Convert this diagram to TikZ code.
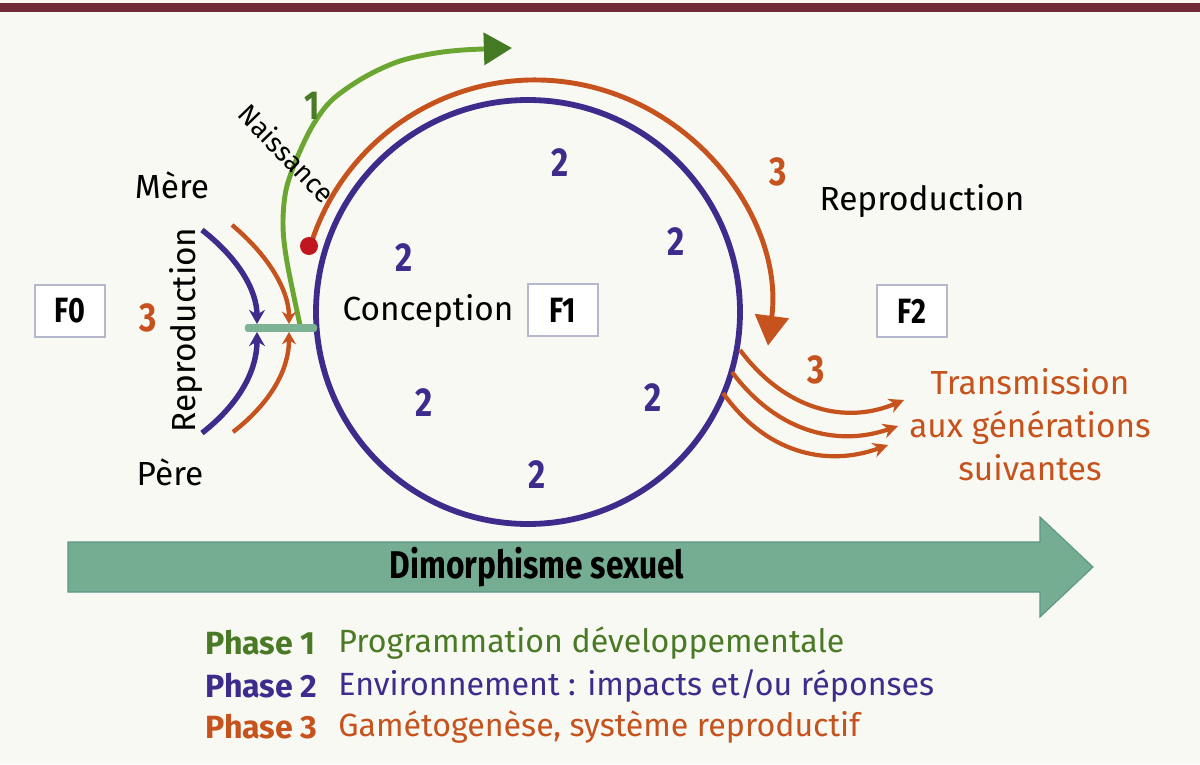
\documentclass[tikz,border=0pt]{standalone}
\usepackage{fontspec}
\setmainfont{Fira Sans}
\newfontfamily\condfont{Fira Sans}[FakeStretch=0.82]
\usetikzlibrary{arrows.meta}
\definecolor{bg}{HTML}{F8F9F2}
\definecolor{topbar}{HTML}{722C35}
\definecolor{purp}{HTML}{3E2B8C}
\definecolor{orng}{HTML}{C6521D}
\definecolor{grn}{HTML}{6CA632}
\definecolor{grnd}{HTML}{447A24}
\definecolor{grntxt}{HTML}{4B7A27}
\definecolor{tealc}{HTML}{74AD91}
\definecolor{tealedge}{HTML}{5A9688}
\definecolor{barc}{HTML}{7BB394}
\definecolor{reddot}{HTML}{C0161E}
\definecolor{boxedge}{HTML}{B5B8CC}
\tikzset{
  lbl/.style={font=\fontsize{19}{22}\selectfont, text=black, inner sep=0pt},
  num/.style={font=\condfont\bfseries\fontsize{23}{26}\selectfont, inner sep=0pt},
  fbox/.style={draw=boxedge, line width=1pt, fill=white, minimum width=40pt, minimum height=30pt,
    font=\condfont\bfseries\fontsize{20}{22}\selectfont, inner sep=0pt},
  purparc/.style={draw=purp, line width=3.1pt, -{Stealth[length=8pt,width=9pt]}},
  orarc/.style={draw=orng, line width=2.5pt, -{Stealth[length=7pt,width=8pt]}},
  transarc/.style={draw=orng, line width=2.4pt, -{Stealth[length=8.5pt,width=8.5pt]}},
  legh/.style={font=\bfseries\fontsize{18.3}{22}\selectfont, anchor=west, inner sep=0pt},
  legt/.style={font=\fontsize{18.3}{22}\selectfont, anchor=west, inner sep=0pt},
}
\begin{document}
\begin{tikzpicture}[x=0.02cm,y=-0.02cm]
\useasboundingbox (0,0) rectangle (1200,764);
\fill[bg] (0,0) rectangle (1200,764);
\fill[topbar] (0,3) rectangle (1200,12);

% big arrow
\filldraw[fill=tealc, draw=tealedge, line width=0.6pt]
  (68,542) -- (1040,542) -- (1040,517) -- (1093,567) -- (1040,617) -- (1040,592) -- (68,592) -- cycle;
\node[font=\condfont\bfseries\fontsize{22}{24}\selectfont, inner sep=0pt] (dimo) at (537,567) {Dimorphisme sexuel};

% circle
\node[circle, draw=purp, line width=3.3pt, minimum size=424*0.02cm, inner sep=0pt] (circ) at (528,312) {};

% orange big arc
\draw[draw=orng, line width=2.8pt, -{Triangle[length=17pt,width=19pt]}]
  (535,315) ++(-163:235) arc[start angle=-163, end angle=7.5, radius=235] coordinate (oend);
\fill[reddot] (309,246) circle[radius=9] coordinate (dot);

% green arc
\draw[draw=grn, line width=2.8pt, -{Triangle[length=16pt,width=18pt,color=grnd]}]
  plot[smooth, tension=0.55] coordinates {(300,325) (287,262) (283,225) (286,190) (297,158) (313,125) (332,100) (363,78) (397,62) (430,54) (463,50) (512,48)};

% mother/father arcs
\coordinate (mA) at (202,230); \coordinate (mB) at (257,324);
\coordinate (pA) at (202,433); \coordinate (pB) at (257,332);
\coordinate (oA) at (232,225); \coordinate (oB) at (289,324);
\coordinate (qA) at (233,432); \coordinate (qB) at (289,332);
\draw[purparc] (mA) .. controls (238,258) and (257,290) .. (mB);
\draw[purparc] (pA) .. controls (238,405) and (257,372) .. (pB);
\draw[orarc] (oA) .. controls (268,255) and (289,290) .. (oB);
\draw[orarc] (qA) .. controls (268,405) and (289,372) .. (qB);
\node[fill=barc, minimum width=41pt, minimum height=4.5pt, inner sep=0pt, rounded corners=1.5pt] (bar) at (281,328) {};

% transmission arcs
\draw[transarc] (740,350) .. controls (785,410) and (845,425) .. (904,400);
\draw[transarc] (732,372) .. controls (775,430) and (835,448) .. (898,426);
\draw[transarc] (723,393) .. controls (765,452) and (825,468) .. (888,445);

% boxes
\node[fbox] (F0) at (70,311) {F0};
\node[fbox] (F1) at (563,310) {F1};
\node[fbox] (F2) at (912,311) {F2};

% labels
\node[lbl] (mere) at (172,185) {Mère};
\node[lbl] (pere) at (170,472) {Père};
\node[lbl, rotate=90] (reproL) at (186,330) {Reproduction};
\node[lbl] (concep) at (428,311) {Conception};
\node[lbl] (reproR) at (922,201) {Reproduction};
\node[font=\fontsize{15.5}{17}\selectfont, rotate=-46, inner sep=0pt] (naiss) at (287,153) {Naissance};

\node[num, text=orng] (n3a) at (148,318) {3};
\node[num, text=grntxt] (n1) at (312,106) {1};
\node[num, text=orng] (n3b) at (778,172) {3};
\node[num, text=orng] (n3c) at (816,370) {3};
\node[num, text=purp] (n2a) at (560,163) {2};
\node[num, text=purp] (n2b) at (404,258) {2};
\node[num, text=purp] (n2c) at (676,242) {2};
\node[num, text=purp] (n2d) at (424,403) {2};
\node[num, text=purp] (n2e) at (653,398) {2};
\node[num, text=purp] (n2f) at (537,475) {2};

\node[font=\fontsize{19}{24.5}\selectfont, text=orng, align=center, inner sep=0pt] (trans) at (1030,425)
  {Transmission\\aux générations\\suivantes};

% legend
\node[legh, text=grntxt] (p1) at (205,643) {Phase 1};
\node[legt, text=grntxt] (t1) at (338,643) {Programmation développementale};
\node[legh, text=purp] (p2) at (205,686) {Phase 2};
\node[legt, text=purp] (t2) at (338,686) {Environnement : impacts et/ou réponses};
\node[legh, text=orng] (p3) at (205,727) {Phase 3};
\node[legt, text=orng] (t3) at (338,727) {Gamétogenèse, système reproductif};
\end{tikzpicture}
\end{document}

-=-=-=-=-

*Required work*: Write out each line of the listing above, exactly, from its first line to the line holding "line width=3.3pt, minimum", inclusive. Skip the pictures.

*Exercise response*:
Convert this diagram to TikZ code.
\documentclass[tikz,border=0pt]{standalone}
\usepackage{fontspec}
\setmainfont{Fira Sans}
\newfontfamily\condfont{Fira Sans}[FakeStretch=0.82]
\usetikzlibrary{arrows.meta}
\definecolor{bg}{HTML}{F8F9F2}
\definecolor{topbar}{HTML}{722C35}
\definecolor{purp}{HTML}{3E2B8C}
\definecolor{orng}{HTML}{C6521D}
\definecolor{grn}{HTML}{6CA632}
\definecolor{grnd}{HTML}{447A24}
\definecolor{grntxt}{HTML}{4B7A27}
\definecolor{tealc}{HTML}{74AD91}
\definecolor{tealedge}{HTML}{5A9688}
\definecolor{barc}{HTML}{7BB394}
\definecolor{reddot}{HTML}{C0161E}
\definecolor{boxedge}{HTML}{B5B8CC}
\tikzset{
  lbl/.style={font=\fontsize{19}{22}\selectfont, text=black, inner sep=0pt},
  num/.style={font=\condfont\bfseries\fontsize{23}{26}\selectfont, inner sep=0pt},
  fbox/.style={draw=boxedge, line width=1pt, fill=white, minimum width=40pt, minimum height=30pt,
    font=\condfont\bfseries\fontsize{20}{22}\selectfont, inner sep=0pt},
  purparc/.style={draw=purp, line width=3.1pt, -{Stealth[length=8pt,width=9pt]}},
  orarc/.style={draw=orng, line width=2.5pt, -{Stealth[length=7pt,width=8pt]}},
  transarc/.style={draw=orng, line width=2.4pt, -{Stealth[length=8.5pt,width=8.5pt]}},
  legh/.style={font=\bfseries\fontsize{18.3}{22}\selectfont, anchor=west, inner sep=0pt},
  legt/.style={font=\fontsize{18.3}{22}\selectfont, anchor=west, inner sep=0pt},
}
\begin{document}
\begin{tikzpicture}[x=0.02cm,y=-0.02cm]
\useasboundingbox (0,0) rectangle (1200,764);
\fill[bg] (0,0) rectangle (1200,764);
\fill[topbar] (0,3) rectangle (1200,12);

% big arrow
\filldraw[fill=tealc, draw=tealedge, line width=0.6pt]
  (68,542) -- (1040,542) -- (1040,517) -- (1093,567) -- (1040,617) -- (1040,592) -- (68,592) -- cycle;
\node[font=\condfont\bfseries\fontsize{22}{24}\selectfont, inner sep=0pt] (dimo) at (537,567) {Dimorphisme sexuel};

% circle
\node[circle, draw=purp, line width=3.3pt, minimum size=424*0.02cm, inner sep=0pt] (circ) at (528,312) {};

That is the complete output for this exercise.